By Kyaw Hsu Mon 24 August 2015

RANGOON — The property market in Burma’s commercial capital has seen little in the way of recent sales or investment as developers await the results of the country’s general election later this year, real estate agents told The Irrawaddy.

Skyrocketing property prices in Rangoon peaked in 2013 with speculation rife and increasing demand for rental and commercial space far outstripping supply.

Previous government initiatives rejigging property and land taxes failed to arrest the upward trend which saw average prices for properties on Rangoon’s main roads reach highs of between 700,000 and one million kyat per square foot in 2013.

However, in 2015, market demand has fallen—although prices remain high—with little new investment.

“There is no one playing the real estate market and purchasing power is decreasing this year,” said Moe Moe Aung, general secretary of the Myanmar Real Estate Association.

Demand for high-end property in prime locations in Burma’s biggest city, such as Bahan, Kamayut, Mayangone and Sanchaung townships, has seen a significant decline and landowners are adopting a wait-and-see approach as a crucial nationwide election nears in November, Moe Moe Aung said.

“[Demand] for properties priced above one or two billion kyat is significantly down this year,” she said. “Although the government reduced some sales taxes, demand is still going down.”

In April, the government lowered the property sales tax to: three percent on deals up to 100 million kyat; five percent on deals from 100 to 500 million kyat; 10 percent on deals from 500 to 1 billion kyat; 20 percent on deals from 1 billion to 1.5 billion kyat; and 30 percent on deals above 1.5 billion kyat.

All taxes are payable to the buyer, according to the vice chairman of the Myanmar Real Estate Services Association, Than Oo, who quoted the above figures to The Irrawaddy.

Sales are also subject to a stamp duty, set at 5 percent of price value in Rangoon, while sellers are subject to a flat 10 percent tax rate, he said.

Zaw Zaw, senior manager of Unity Real Estate, noted that land prices had not fallen despite dropping demand and that investors were more interested in the gold market.

“In the past, investors came into the real estate market when they heard rumors of political change in the country.

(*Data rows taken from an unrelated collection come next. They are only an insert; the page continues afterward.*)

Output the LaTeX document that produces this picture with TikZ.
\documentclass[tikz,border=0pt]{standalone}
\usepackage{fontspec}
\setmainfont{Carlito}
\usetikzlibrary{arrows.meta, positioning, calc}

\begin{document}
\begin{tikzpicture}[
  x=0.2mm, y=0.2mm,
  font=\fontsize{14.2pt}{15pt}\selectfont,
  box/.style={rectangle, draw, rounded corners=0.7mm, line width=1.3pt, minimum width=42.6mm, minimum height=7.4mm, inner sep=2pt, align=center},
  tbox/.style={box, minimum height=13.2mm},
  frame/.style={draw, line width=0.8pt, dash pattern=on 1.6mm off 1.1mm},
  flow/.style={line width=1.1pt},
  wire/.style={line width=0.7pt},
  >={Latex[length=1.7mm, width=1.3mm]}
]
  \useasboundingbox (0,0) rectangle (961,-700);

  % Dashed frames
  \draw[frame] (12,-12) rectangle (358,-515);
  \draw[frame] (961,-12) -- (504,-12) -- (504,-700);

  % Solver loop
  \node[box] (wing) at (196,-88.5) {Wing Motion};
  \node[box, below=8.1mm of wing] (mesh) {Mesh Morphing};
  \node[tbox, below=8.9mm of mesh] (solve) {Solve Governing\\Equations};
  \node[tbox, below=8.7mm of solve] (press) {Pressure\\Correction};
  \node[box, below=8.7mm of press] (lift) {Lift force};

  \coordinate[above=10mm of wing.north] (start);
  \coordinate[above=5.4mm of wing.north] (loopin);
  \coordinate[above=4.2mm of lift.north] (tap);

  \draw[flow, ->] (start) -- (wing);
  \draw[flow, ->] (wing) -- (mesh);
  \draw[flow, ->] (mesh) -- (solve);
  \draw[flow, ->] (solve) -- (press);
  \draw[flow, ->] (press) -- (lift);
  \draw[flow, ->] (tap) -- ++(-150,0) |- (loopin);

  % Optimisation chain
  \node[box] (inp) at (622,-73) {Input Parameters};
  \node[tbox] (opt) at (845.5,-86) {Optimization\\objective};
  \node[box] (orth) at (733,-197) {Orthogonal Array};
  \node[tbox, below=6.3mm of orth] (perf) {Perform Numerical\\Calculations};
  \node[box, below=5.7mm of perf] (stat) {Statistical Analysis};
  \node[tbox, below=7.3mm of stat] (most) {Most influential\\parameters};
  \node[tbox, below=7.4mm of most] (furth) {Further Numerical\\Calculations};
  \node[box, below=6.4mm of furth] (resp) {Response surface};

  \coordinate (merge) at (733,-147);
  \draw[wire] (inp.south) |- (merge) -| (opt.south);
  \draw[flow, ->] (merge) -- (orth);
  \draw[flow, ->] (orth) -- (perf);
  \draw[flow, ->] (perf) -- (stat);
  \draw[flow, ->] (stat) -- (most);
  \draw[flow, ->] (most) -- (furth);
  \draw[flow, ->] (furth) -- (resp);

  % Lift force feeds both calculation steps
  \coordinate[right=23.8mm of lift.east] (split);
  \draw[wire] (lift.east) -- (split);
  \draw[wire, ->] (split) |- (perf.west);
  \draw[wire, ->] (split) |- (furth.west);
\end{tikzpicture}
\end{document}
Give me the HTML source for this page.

But this time, they’re just eyeing gold and the US dollar rather than the real estate market,” he said.

“As prices are still high, people are only interested in investing in small scale land in areas like North Dagon and South Dagon. Demand for high-end properties is quite cool,” he added.

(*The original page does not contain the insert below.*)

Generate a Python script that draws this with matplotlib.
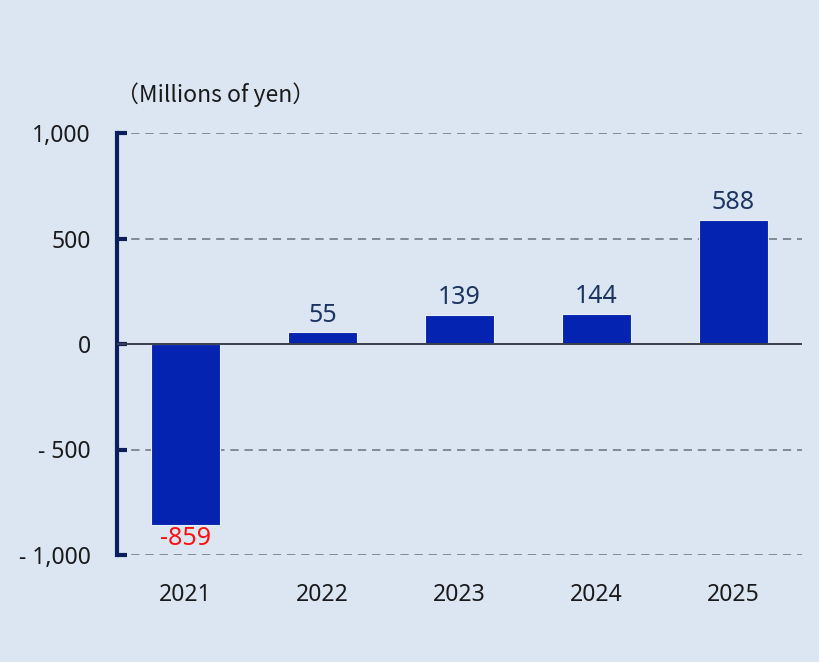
import matplotlib
matplotlib.use("Agg")
import matplotlib.pyplot as plt

years = ["2021", "2022", "2023", "2024", "2025"]
values = [-859, 55, 139, 144, 588]
yticks = [-1000, -500, 0, 500, 1000]
ytick_labels = ["- 1,000", "- 500", "0", "500", "1,000"]
unit_label = "（Millions of yen）"

BG = "#dce6f2"
BAR = "#0323b0"
NAVY = "#0c1f5c"
LABEL = "#1b3461"

plt.rcParams['font.family'] = ['Noto Sans', 'DejaVu Sans']

fig = plt.figure(figsize=(8.2, 6.62), dpi=100, facecolor=BG)
ax = fig.add_axes([117/820, 1-555/662, (802-117)/820, (555-133)/662])
ax.set_facecolor(BG)

x = list(range(len(years)))
ax.bar(x, values, width=0.5, color=BAR, edgecolor="#e8eef8", linewidth=0.8, zorder=3)

ax.set_xlim(-0.5, 4.5)
ax.set_ylim(-1000, 1000)

for v in yticks:
    if v == 0:
        ax.axhline(0, color="#3a3f4a", linewidth=1.4, zorder=4)
    else:
        ax.axhline(v, color="#737a84", linewidth=1.2, linestyle=(0, (5, 3.5)), zorder=1)

for xi, v in zip(x, values):
    if v >= 0:
        ax.text(xi, v + 22, f"{v}", ha="center", va="bottom", fontsize=18, color=LABEL, zorder=5)
    else:
        ax.text(xi, v - 5, f"{v}", ha="center", va="top", fontsize=18, color="#ff1010", zorder=5)

ax.set_yticks(yticks)
ax.set_yticklabels(ytick_labels, fontsize=16.5, color="#1a1a1a")
ax.set_xticks(x)
ax.set_xticklabels(years, fontsize=16.5, color="#1a1a1a")
ax.tick_params(axis="y", direction="in", length=7, width=3, color=NAVY, pad=19)
ax.tick_params(axis="x", length=0, pad=20)

for s in ["top", "right", "bottom"]:
    ax.spines[s].set_visible(False)
ax.spines["left"].set_color(NAVY)
ax.spines["left"].set_linewidth(3)

fig.text(116/820, 1-95/662, unit_label, fontsize=16.5, color="#1a1a1a",
         family=['Noto Sans CJK JP', 'DejaVu Sans'], ha="left", va="center")

fig.savefig("out.png", dpi=100, facecolor=BG)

Sai Khun Naung, managing director of Sai Khun Naung real estate agency, told The Irrawaddy earlier this year that if the government wanted to reduce land prices, they would have to expand Rangoon as more people flock to the commercial hub to do business.

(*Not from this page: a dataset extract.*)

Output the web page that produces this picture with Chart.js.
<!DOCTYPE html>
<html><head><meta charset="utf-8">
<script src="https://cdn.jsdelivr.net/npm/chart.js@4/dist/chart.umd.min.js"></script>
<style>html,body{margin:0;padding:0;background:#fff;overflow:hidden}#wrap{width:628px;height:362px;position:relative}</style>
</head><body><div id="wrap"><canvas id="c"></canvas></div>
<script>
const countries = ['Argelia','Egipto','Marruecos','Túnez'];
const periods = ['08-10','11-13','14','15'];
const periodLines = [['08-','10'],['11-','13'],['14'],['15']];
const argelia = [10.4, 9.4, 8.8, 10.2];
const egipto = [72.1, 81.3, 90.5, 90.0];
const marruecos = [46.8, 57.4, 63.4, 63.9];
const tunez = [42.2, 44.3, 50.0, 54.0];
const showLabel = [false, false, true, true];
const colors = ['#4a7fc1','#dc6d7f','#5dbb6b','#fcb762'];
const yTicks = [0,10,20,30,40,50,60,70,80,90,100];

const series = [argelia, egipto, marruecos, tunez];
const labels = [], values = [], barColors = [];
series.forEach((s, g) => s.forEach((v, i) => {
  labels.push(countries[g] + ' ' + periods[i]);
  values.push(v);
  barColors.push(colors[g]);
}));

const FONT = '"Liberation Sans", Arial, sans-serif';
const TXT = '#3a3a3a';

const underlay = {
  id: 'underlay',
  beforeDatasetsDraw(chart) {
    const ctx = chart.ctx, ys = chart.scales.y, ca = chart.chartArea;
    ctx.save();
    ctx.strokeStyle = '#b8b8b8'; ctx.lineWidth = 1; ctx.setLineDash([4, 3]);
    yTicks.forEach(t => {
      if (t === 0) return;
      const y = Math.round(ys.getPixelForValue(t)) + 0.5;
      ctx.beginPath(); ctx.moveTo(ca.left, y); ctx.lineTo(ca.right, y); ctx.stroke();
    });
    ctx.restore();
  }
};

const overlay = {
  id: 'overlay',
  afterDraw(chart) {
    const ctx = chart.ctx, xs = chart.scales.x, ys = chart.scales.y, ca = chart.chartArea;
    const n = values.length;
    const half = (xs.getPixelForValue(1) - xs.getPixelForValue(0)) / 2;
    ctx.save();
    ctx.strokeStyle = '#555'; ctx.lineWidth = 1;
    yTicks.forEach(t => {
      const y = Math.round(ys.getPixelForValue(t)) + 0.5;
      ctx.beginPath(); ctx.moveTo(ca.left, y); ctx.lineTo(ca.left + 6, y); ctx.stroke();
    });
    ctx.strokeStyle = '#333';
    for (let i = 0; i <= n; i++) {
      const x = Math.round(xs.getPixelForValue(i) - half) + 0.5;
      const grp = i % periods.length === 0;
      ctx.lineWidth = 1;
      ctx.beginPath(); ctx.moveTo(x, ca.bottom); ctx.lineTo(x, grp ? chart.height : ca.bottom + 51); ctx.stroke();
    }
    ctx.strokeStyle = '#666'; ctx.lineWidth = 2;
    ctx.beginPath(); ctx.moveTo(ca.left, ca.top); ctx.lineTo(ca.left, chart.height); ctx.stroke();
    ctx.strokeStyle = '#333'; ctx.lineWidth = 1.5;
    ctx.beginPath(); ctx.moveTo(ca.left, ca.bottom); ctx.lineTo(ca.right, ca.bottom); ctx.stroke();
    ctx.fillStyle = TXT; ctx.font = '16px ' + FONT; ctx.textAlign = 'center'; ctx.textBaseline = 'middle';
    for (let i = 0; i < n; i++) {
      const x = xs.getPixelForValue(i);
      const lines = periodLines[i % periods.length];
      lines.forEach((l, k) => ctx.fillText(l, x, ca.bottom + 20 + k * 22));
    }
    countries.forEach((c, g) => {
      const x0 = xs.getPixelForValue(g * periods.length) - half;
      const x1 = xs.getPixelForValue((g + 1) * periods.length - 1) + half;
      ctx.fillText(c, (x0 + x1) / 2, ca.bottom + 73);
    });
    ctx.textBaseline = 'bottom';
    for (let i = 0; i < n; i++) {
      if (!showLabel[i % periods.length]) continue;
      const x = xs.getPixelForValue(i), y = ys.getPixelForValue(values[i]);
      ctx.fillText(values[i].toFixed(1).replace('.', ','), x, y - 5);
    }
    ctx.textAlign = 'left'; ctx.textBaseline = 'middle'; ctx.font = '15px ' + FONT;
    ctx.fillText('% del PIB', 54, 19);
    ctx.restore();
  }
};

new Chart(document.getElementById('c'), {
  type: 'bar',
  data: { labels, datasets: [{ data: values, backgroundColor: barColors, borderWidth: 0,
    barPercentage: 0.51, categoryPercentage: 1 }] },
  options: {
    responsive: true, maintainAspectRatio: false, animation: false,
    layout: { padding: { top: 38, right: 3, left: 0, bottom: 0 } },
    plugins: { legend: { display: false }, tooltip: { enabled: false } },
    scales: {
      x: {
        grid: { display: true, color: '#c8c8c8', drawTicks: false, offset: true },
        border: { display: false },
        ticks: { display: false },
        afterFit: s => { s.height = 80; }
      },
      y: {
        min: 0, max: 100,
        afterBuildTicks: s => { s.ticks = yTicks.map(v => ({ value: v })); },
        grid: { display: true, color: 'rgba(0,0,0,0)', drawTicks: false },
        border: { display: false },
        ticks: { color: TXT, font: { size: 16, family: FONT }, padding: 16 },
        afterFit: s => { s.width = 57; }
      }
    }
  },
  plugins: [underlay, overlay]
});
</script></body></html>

“People rely on [Rangoon] for their businesses, which is why people prefer to stay here. But there is a lack of new housing projects in [Rangoon]. This is a major reason why property prices are still going up,” he said.

Despite the current stagnant state of affairs, Moe Moe predicted the market would see an upturn following the November election.

“I’m optimistic about that,” she said.